Media & Regime

Editoria, la tv è ancora leader della raccolta pubblicitaria. La stampa perde, ma il digitale non ha ancora un business

E' quanto emerge dalla Wan-Ifra Italia 2016, la conferenza internazionale dell’industria editoriale e della stampa che si è tenuta a Bari. Tra i partecipanti anche il direttore de Ilfattoquotidiano.it Peter Gomez, che ha illustrato anche il progetto Fatto Social Club

Il digitale sta cambiando in profondità l’industria editoriale, ma non esistono soluzioni standard né business consolidati. Le culture sono diverse, le economie sono differenti. E i ricavi vengono ancora per il 90% dalla carta”. A sostenerlo è Gianni Paolucci, presidente ASIG, che ha aperto i lavori della Wan-Ifra Italia 2016, la conferenza internazionale dell’industria editoriale e della stampa che si è tenuta a Bari. Giunta alla 19esima edizione, la Wan- Ifra è promossa dall’Associazione mondiale degli editori e dall’Asig – Associazione Stampatori Italiana Giornali. Al centro dell’attenzione lo stato di salute e il futuro dell’industria editoriale, la gestione dei contenuti digitali, i costi di redazione, la filiera dei quotidiani, la pubblicità e le nuove tecnologie.

Anche se la crisi dell’editoria non si arresta, all’orizzonte si vedono timidi segnali di ottimismo. “Il 2016 potrebbe essere l’anno della ripresa – spiega Massimo Martellini, presidente della Federazione delle concessionarie di pubblicità – certamente ci sono sempre più opportunità: circa 1100 canali televisivi, qualche centinaio di radio e infiniti siti internet”. La Tv raccoglie ancora la maggior parte degli investimenti pubblicitari (il 46,1%), mentre a subire qualche contraccolpo è il web, dove “nei primi quattro mesi del 2016, gli investimenti pubblicitari sono calati dello 0,6 %. Tra il 2009 e il 2015 la stampa nel suo complesso ha perso quasi il 50% del proprio fatturato.

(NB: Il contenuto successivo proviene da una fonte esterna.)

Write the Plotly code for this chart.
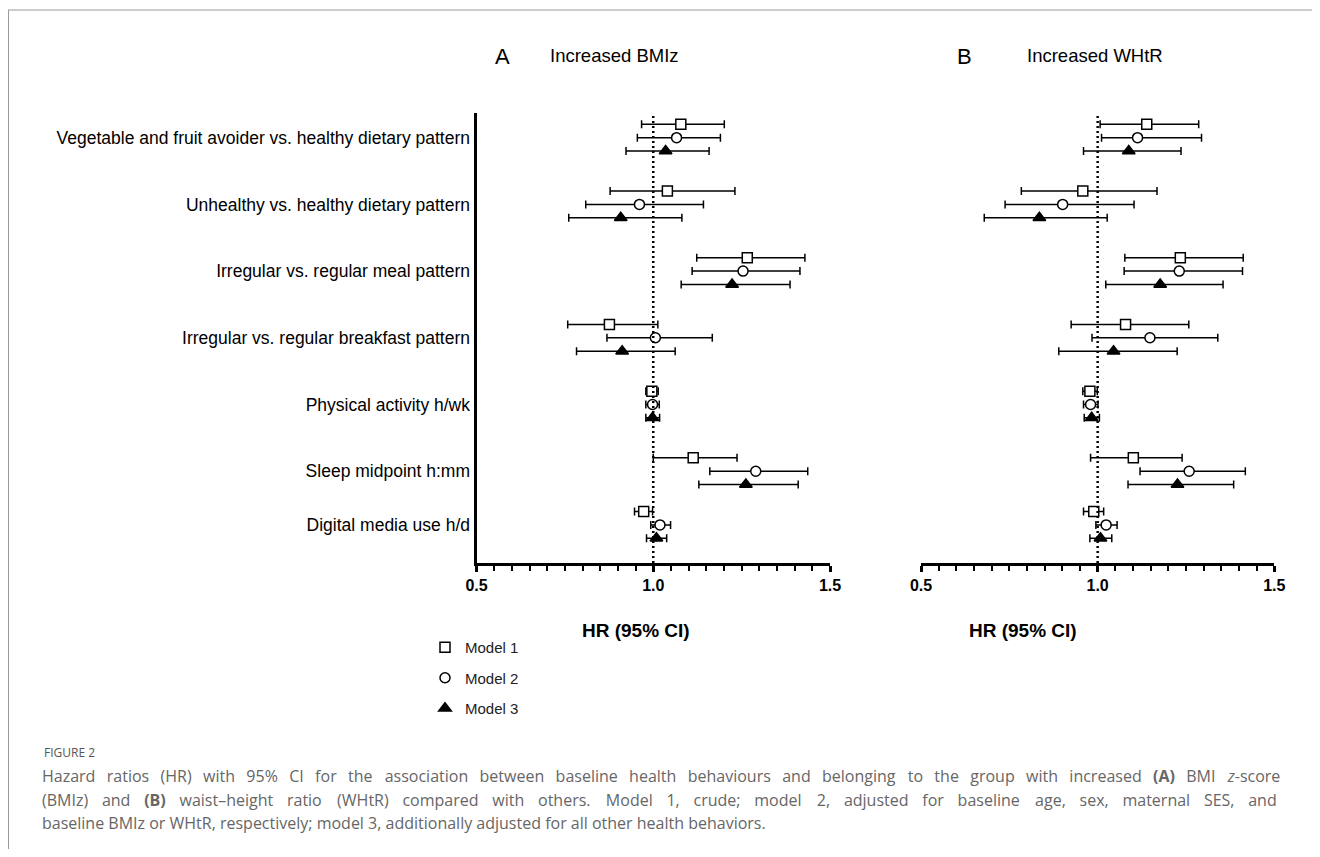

Il peso della stampa – si legge nel Rapporto 2016 sull’industria dei quotidiani italiani – sul totale degli investimenti pubblicitari continua ad assottigliarsi: da poco meno del 30% del 2009 a poco più del 20% nel 2015. E i dati relativi al 2016 sembrano confermare questo trend: nel primo trimestre il mercato pubblicitario complessivo è tornato a crescere, ma la stampa continua ad arretrare: -4,6% per i quotidiani e -3,9% per i periodici”. Cala anche la tiratura dei giornali. Il trend negativo è riportato nel Rapporto: “Nel biennio 2014-2015 c’è stata una continua e apparentemente inarrestabile discesa delle tirature e delle diffusioni delle copie cartacee. In base ai dati Ads, la produzione è passata dai 4,8 milioni di copie giornaliere del gennaio 2014 ai 4 milioni del dicembre 2015, con un calo di poco inferiore al 16%, mentre la diffusione è scesa del 17%, da 3,4 milioni a 2,8 di copie giornaliere”.

I rilevamenti Audipress, infatti, descrivono un paese sempre meno avvezzo alla lettura dei giornali. Tra il 2010 e il 2015 la popolazione italiana è rimasta sostanzialmente stabile, passando da 52,2 a 53 milioni di persone di età superiore ai 14 anni: di questi i lettori abituali di quotidiani sono 18,7 milioni. “Un dato – si legge – in calo del 22% rispetto ai valori di cinque anni prima. Ovvero solo un italiano su tre (o poco più) ha l’abitudine di leggere almeno un quotidiano al giorno”. E se da una parte occorre ridurre i costi e ottimizzare il lavoro, dall’altra è indispensabile recuperare lettori e introiti. Per questo ogni giornale propone soluzioni diverse. Peter Gomez, direttore de ilfattoquotidiano.it, ha raccontato, ad esempio, com’è nato il progetto del Fatto Social Club: “Abbiamo chiesto ai lettori di partecipare direttamente alla vita di redazione. Abbonandosi, sostenendo il giornale o diventando soci di fatto, è possibile accedere a più contenuti, partecipare alle riunioni di redazione, oltre a ricevere sconti ai corsi giornalistici della scuola di formazione “Emiliano Liuzzi”. Certamente il progetto non risolve i problemi ma può aiutare a trainare pubblicità e soprattutto dare ai lettori un senso di comunità e appartenenza”.